Career progression in the federal track moves from analyst to desk officer to deputy director to office director, with Senior Foreign Service or Senior Executive Service positions at the top. The 20–25 year arc to senior leadership is slower than many private-sector comparisons, but the work's substantive scope and the institutional authority that comes with it are genuine compensations.
Sample cover letter
Dear Hiring Manager,
I'm applying for the International Relations Officer position in the Bureau of [East Asian and Pacific Affairs / European and Eurasian Affairs / etc.]. I currently serve as a Presidential Management Fellow at [Agency], where I've spent 18 months supporting the [specific portfolio — e.g., Indo-Pacific economic framework] negotiations as an action officer.
In that role, I drafted position papers for six rounds of technical negotiations, coordinated interagency clearances across State, USTR, and Commerce, and prepared briefing packages for two undersecretaries ahead of ministerial-level engagements. One paper I wrote on services liberalization commitments was incorporated nearly verbatim into the U.S. delegation's formal opening statement — which told me the analytical framing was useful to the people making the decisions.
My Mandarin proficiency is at ILR 3/2 — strong reading and listening, working spoken — and I've used it practically: monitoring Chinese-language trade ministry statements that weren't yet translated and flagging a change in negotiating posture before it showed up in English-language coverage. That kind of signal detection matters when positions shift without formal announcement.
I hold an active TS clearance and completed my master's degree in international economics at SAIS, with a regional focus on East Asia. I'm looking for a permanent position with deeper ownership of a bilateral relationship and the opportunity to represent the bureau in multilateral forums. The scope of this role — especially the negotiation exposure on [specific treaty/framework] — is exactly what I want to build toward.
I'd welcome the opportunity to speak with you.
[Your Name]
Frequently asked questions
- What security clearance does an International Relations Officer need?
- Most federal International Relations Officer positions require a Secret clearance at minimum, with Top Secret/SCI required for roles involving intelligence products or sensitive diplomatic communications. Foreign Service Officers at State Department typically hold TS/SCI clearances. The clearance investigation timeline — often 6–18 months — is the primary bottleneck for new hires with no prior government experience.

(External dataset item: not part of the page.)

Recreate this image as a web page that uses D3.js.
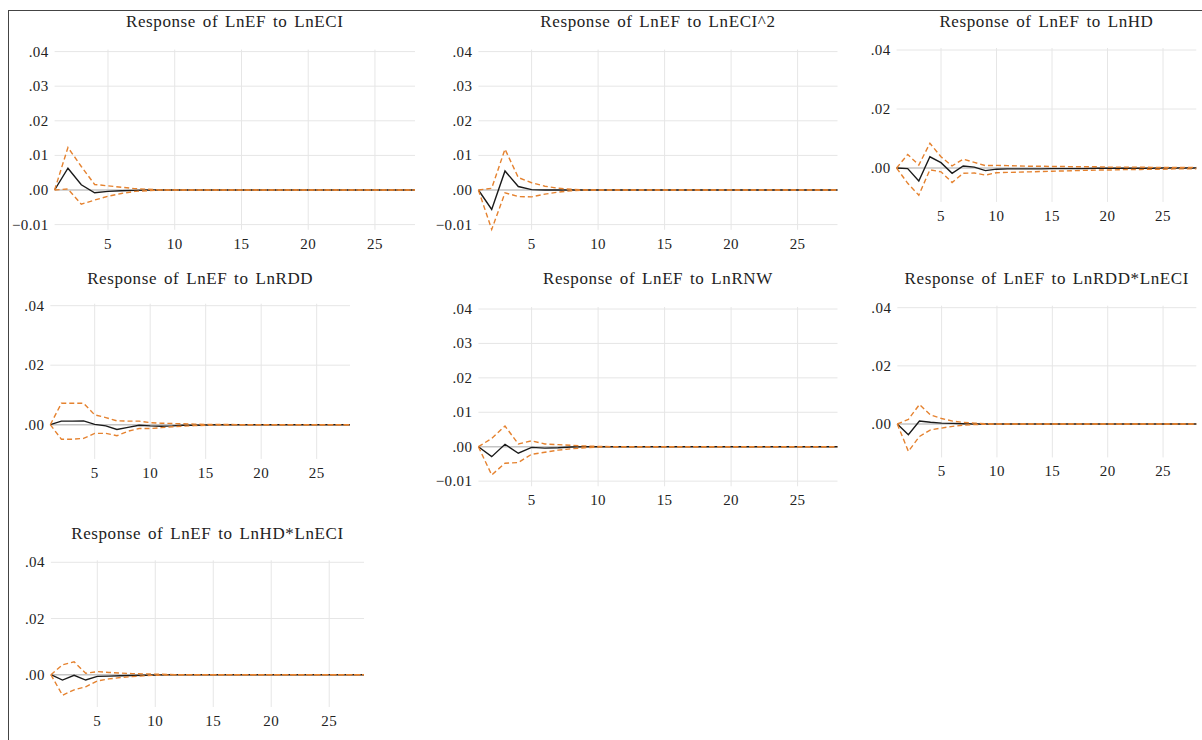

- What is the difference between a Foreign Service Officer and an International Relations Officer?
- Foreign Service Officers (FSOs) are members of the U.S. Foreign Service, selected through the Foreign Service Officer Test (FSOT) and oral assessment process, and serve under a rotational assignment system at embassies and domestic State Department posts. International Relations Officers are typically civil service positions at agencies like State, DHS, DOD, Treasury, or USAID that handle international portfolios without the mandatory overseas rotational commitment. Both roles do substantive foreign policy work, but FSOs are the diplomatic corps; IROs are the policy staff.
- Which languages are most valuable for this career?
- Arabic, Mandarin Chinese, Russian, and Farsi are designated Critical Needs Languages by the State Department and carry significant weight in hiring and promotion decisions. French and Spanish remain useful for multilateral work and Western Hemisphere portfolios. Language proficiency tested at the 3/3 level (professional working proficiency) on the Interagency Language Roundtable scale is a competitive differentiator, and some positions require it as a qualification.
- How is AI and data analytics changing the International Relations Officer role?
- Open-source intelligence tools, large-scale social media analysis platforms, and AI-assisted translation have expanded the volume of foreign-language material analysts can process per analyst. Officers are increasingly expected to interpret data visualizations, flag algorithmic outputs for human judgment, and critically assess AI-generated summaries alongside traditional diplomatic reporting. The analytical tradecraft core — sourcing claims, understanding incentive structures, drafting precise assessments — remains human work, but the inputs are far more data-intensive than a decade ago.
- Is a master's degree required to become an International Relations Officer?
- Not universally required, but practically near-essential at the federal level. Most competitive applicants hold a master's degree in international relations, international affairs, public policy, or a regional studies field from programs like SAIS, Fletcher, SIPA, or Georgetown. The Foreign Service generalist path accepts strong bachelor's candidates, but civil service IRO positions at GS-11 and above almost always list a graduate degree or equivalent experience as a qualification standard.